↓↓↓
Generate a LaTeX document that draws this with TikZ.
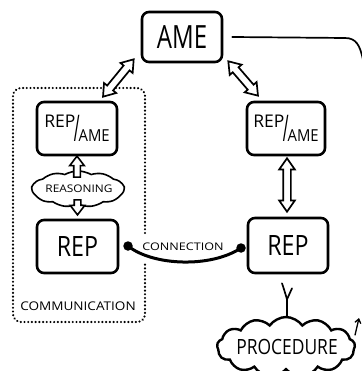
\documentclass[tikz,border=0pt]{standalone}
\usepackage{fontspec}
\setmainfont{Open Sans}
\usetikzlibrary{shapes.arrows,shapes.symbols,calc,arrows.meta}

% hollow arrow shape stretched between two named points
\newcommand\hollowlink[3]{%
  \path let \p1=($#3-#2$), \n1={atan2(\y1,\x1)}, \n2={veclen(\x1,\y1)} in
    node[#1, rotate=\n1, minimum height=\n2] at ($#2!0.5!#3$) {};}
% stacked REP/AME label
\newcommand\repame{\fontsize{17.5}{18}\selectfont REP\kern-1.5pt\raisebox{-14pt}{\scalebox{0.9}[2.1]{/}}\kern-1pt\raisebox{-14pt}{\fontsize{16.5}{17}\selectfont\scalebox{0.9}[1]{AME}}}

\begin{document}
\begin{tikzpicture}[x=1pt,y=-1pt,
  box/.style={draw, line width=2.6pt, rounded corners=7pt, inner sep=0pt},
  hollowdbl/.style={double arrow, draw, fill=white, line width=1.7pt,
    inner xsep=0pt, inner ysep=3pt, double arrow head extend=4pt,
    double arrow tip angle=70, minimum width=0pt},
  hollowone/.style={single arrow, draw, fill=white, line width=1.6pt,
    inner xsep=0pt, inner ysep=2.5pt, single arrow head extend=4pt,
    single arrow tip angle=75, minimum width=0pt},
  dot/.style={circle, fill, inner sep=0pt, minimum size=9.5pt},
  pen/.style={line width=1.7pt, line cap=round},
]
\fill[white] (0,0) rectangle (361,371);
\useasboundingbox (0,0) rectangle (361,371);

% group frame
\draw[line width=2.4pt, line cap=round, dash pattern=on 0.01pt off 3.7pt, rounded corners=8pt]
  (145,233) -- (145,88) -- (13,88) -- (13,322) -- (145,322) -- (145,263);
\node[font=\fontsize{12}{12}\selectfont, inner sep=0pt] (comm) at (78,306)
  {\scalebox{1.13}[1]{COMMUNICATION}};

% boxes
\node[box, minimum width=80pt, minimum height=50pt] (ame) at (182,37)
  {\scalebox{0.75}[1]{\fontsize{32}{32}\selectfont AME}};
\node[box, minimum width=80pt, minimum height=53pt] (lra) at (77,128.5) {\repame};
\node[box, minimum width=78pt, minimum height=53pt] (rra) at (286,128.5) {\repame};
\node[box, minimum width=81pt, minimum height=53pt] (rep1) at (77.5,246.5)
  {\scalebox{0.83}[1]{\fontsize{28}{28}\selectfont REP}};
\node[box, minimum width=80pt, minimum height=55pt] (rep2) at (288,245.5)
  {\scalebox{0.83}[1]{\fontsize{28}{28}\selectfont REP}};

% reasoning burst
\node[cloud, draw, line width=1.6pt, cloud puffs=11, cloud puff arc=60,
  minimum width=92pt, minimum height=36pt, inner sep=0pt] (reason) at (78,189) {};
\node[font=\fontsize{10.5}{12}\selectfont, inner sep=0pt] (reasontxt) at (79,189)
  {\scalebox{1.13}[1]{REASONING}};

% procedure cloud
\node[cloud, draw, line width=2.4pt, cloud puffs=13, cloud puff arc=110,
  minimum width=138pt, minimum height=60pt, inner sep=0pt] (proc) at (286,347) {};
\node[font=\fontsize{21}{21}\selectfont, inner sep=0pt] (proctxt) at (287,347)
  {\scalebox{0.83}[1]{PROCEDURE}};

% arrow end points
\coordinate (a1) at ($(lra.north)+(26,-4)$);
\coordinate (a2) at ($(ame.south west)+(-7,-4)$);
\coordinate (b1) at ($(rra.north)+(-28,-5)$);
\coordinate (b2) at ($(ame.south east)+(5,-2)$);
\coordinate (c1) at ($(rra.south)+(1,2)$);
\coordinate (c2) at ($(rep2.north)+(-1,-5)$);
\coordinate (r1) at ($(lra.south)+(0,23)$);
\coordinate (r2) at ($(lra.south)+(0,2)$);
\coordinate (r3) at ($(rep1.north)+(0,-21)$);
\coordinate (r4) at ($(rep1.north)+(0,-6)$);

\hollowlink{hollowdbl}{(a1)}{(a2)}
\hollowlink{hollowdbl}{(b1)}{(b2)}
\hollowlink{hollowdbl}{(c1)}{(c2)}
\hollowlink{hollowone}{(r1)}{(r2)}
\hollowlink{hollowone}{(r3)}{(r4)}

% connection
\node[dot] (d1) at (128,246) {};
\node[dot] (d2) at (241,248) {};
\draw[line width=3pt] (d1.center) .. controls ($(d1)+(25,20)$) and ($(d2)+(-30,20)$) .. (d2.center);
\node[font=\fontsize{10.5}{12}\selectfont, inner sep=0pt] (conn) at (183,247)
  {\scalebox{1.2}[1]{CONNECTION}};

% REP to procedure
\coordinate (yl) at ($(rep2.south)+(-6,9)$);
\coordinate (yr) at ($(rep2.south)+(4,14)$);
\coordinate (yj) at ($(rep2.south)+(-1,25)$);
\draw[pen] (yl) .. controls ($(yl)+(2,6)$) .. (yj) -- (yj |- proc.north);
\draw[pen] (yr) -- (yj);

% feedback line
\coordinate (f1) at ($(ame.east)+(9,0)$);
\draw[pen] (f1) -- (345,38) .. controls (356,38) and (360,45) .. (363,60) -- (366,90);
\coordinate (g1) at ($(proc.east)+(-1,-12)$);
\draw[pen, line width=1.3pt, -{Straight Barb[length=4pt,width=6pt]}] (g1) -- (359,318);
\end{tikzpicture}
\end{document}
↑↑↑
> _STATED TASK_
Keep the pictures out of the copy and return the rest of the data above exactly.

> _CORRECT RESPONSE_
Generate a LaTeX document that draws this with TikZ.
\documentclass[tikz,border=0pt]{standalone}
\usepackage{fontspec}
\setmainfont{Open Sans}
\usetikzlibrary{shapes.arrows,shapes.symbols,calc,arrows.meta}

% hollow arrow shape stretched between two named points
\newcommand\hollowlink[3]{%
  \path let \p1=($#3-#2$), \n1={atan2(\y1,\x1)}, \n2={veclen(\x1,\y1)} in
    node[#1, rotate=\n1, minimum height=\n2] at ($#2!0.5!#3$) {};}
% stacked REP/AME label
\newcommand\repame{\fontsize{17.5}{18}\selectfont REP\kern-1.5pt\raisebox{-14pt}{\scalebox{0.9}[2.1]{/}}\kern-1pt\raisebox{-14pt}{\fontsize{16.5}{17}\selectfont\scalebox{0.9}[1]{AME}}}

\begin{document}
\begin{tikzpicture}[x=1pt,y=-1pt,
  box/.style={draw, line width=2.6pt, rounded corners=7pt, inner sep=0pt},
  hollowdbl/.style={double arrow, draw, fill=white, line width=1.7pt,
    inner xsep=0pt, inner ysep=3pt, double arrow head extend=4pt,
    double arrow tip angle=70, minimum width=0pt},
  hollowone/.style={single arrow, draw, fill=white, line width=1.6pt,
    inner xsep=0pt, inner ysep=2.5pt, single arrow head extend=4pt,
    single arrow tip angle=75, minimum width=0pt},
  dot/.style={circle, fill, inner sep=0pt, minimum size=9.5pt},
  pen/.style={line width=1.7pt, line cap=round},
]
\fill[white] (0,0) rectangle (361,371);
\useasboundingbox (0,0) rectangle (361,371);

% group frame
\draw[line width=2.4pt, line cap=round, dash pattern=on 0.01pt off 3.7pt, rounded corners=8pt]
  (145,233) -- (145,88) -- (13,88) -- (13,322) -- (145,322) -- (145,263);
\node[font=\fontsize{12}{12}\selectfont, inner sep=0pt] (comm) at (78,306)
  {\scalebox{1.13}[1]{COMMUNICATION}};

% boxes
\node[box, minimum width=80pt, minimum height=50pt] (ame) at (182,37)
  {\scalebox{0.75}[1]{\fontsize{32}{32}\selectfont AME}};
\node[box, minimum width=80pt, minimum height=53pt] (lra) at (77,128.5) {\repame};
\node[box, minimum width=78pt, minimum height=53pt] (rra) at (286,128.5) {\repame};
\node[box, minimum width=81pt, minimum height=53pt] (rep1) at (77.5,246.5)
  {\scalebox{0.83}[1]{\fontsize{28}{28}\selectfont REP}};
\node[box, minimum width=80pt, minimum height=55pt] (rep2) at (288,245.5)
  {\scalebox{0.83}[1]{\fontsize{28}{28}\selectfont REP}};

% reasoning burst
\node[cloud, draw, line width=1.6pt, cloud puffs=11, cloud puff arc=60,
  minimum width=92pt, minimum height=36pt, inner sep=0pt] (reason) at (78,189) {};
\node[font=\fontsize{10.5}{12}\selectfont, inner sep=0pt] (reasontxt) at (79,189)
  {\scalebox{1.13}[1]{REASONING}};

% procedure cloud
\node[cloud, draw, line width=2.4pt, cloud puffs=13, cloud puff arc=110,
  minimum width=138pt, minimum height=60pt, inner sep=0pt] (proc) at (286,347) {};
\node[font=\fontsize{21}{21}\selectfont, inner sep=0pt] (proctxt) at (287,347)
  {\scalebox{0.83}[1]{PROCEDURE}};

% arrow end points
\coordinate (a1) at ($(lra.north)+(26,-4)$);
\coordinate (a2) at ($(ame.south west)+(-7,-4)$);
\coordinate (b1) at ($(rra.north)+(-28,-5)$);
\coordinate (b2) at ($(ame.south east)+(5,-2)$);
\coordinate (c1) at ($(rra.south)+(1,2)$);
\coordinate (c2) at ($(rep2.north)+(-1,-5)$);
\coordinate (r1) at ($(lra.south)+(0,23)$);
\coordinate (r2) at ($(lra.south)+(0,2)$);
\coordinate (r3) at ($(rep1.north)+(0,-21)$);
\coordinate (r4) at ($(rep1.north)+(0,-6)$);

\hollowlink{hollowdbl}{(a1)}{(a2)}
\hollowlink{hollowdbl}{(b1)}{(b2)}
\hollowlink{hollowdbl}{(c1)}{(c2)}
\hollowlink{hollowone}{(r1)}{(r2)}
\hollowlink{hollowone}{(r3)}{(r4)}

% connection
\node[dot] (d1) at (128,246) {};
\node[dot] (d2) at (241,248) {};
\draw[line width=3pt] (d1.center) .. controls ($(d1)+(25,20)$) and ($(d2)+(-30,20)$) .. (d2.center);
\node[font=\fontsize{10.5}{12}\selectfont, inner sep=0pt] (conn) at (183,247)
  {\scalebox{1.2}[1]{CONNECTION}};

% REP to procedure
\coordinate (yl) at ($(rep2.south)+(-6,9)$);
\coordinate (yr) at ($(rep2.south)+(4,14)$);
\coordinate (yj) at ($(rep2.south)+(-1,25)$);
\draw[pen] (yl) .. controls ($(yl)+(2,6)$) .. (yj) -- (yj |- proc.north);
\draw[pen] (yr) -- (yj);

% feedback line
\coordinate (f1) at ($(ame.east)+(9,0)$);
\draw[pen] (f1) -- (345,38) .. controls (356,38) and (360,45) .. (363,60) -- (366,90);
\coordinate (g1) at ($(proc.east)+(-1,-12)$);
\draw[pen, line width=1.3pt, -{Straight Barb[length=4pt,width=6pt]}] (g1) -- (359,318);
\end{tikzpicture}
\end{document}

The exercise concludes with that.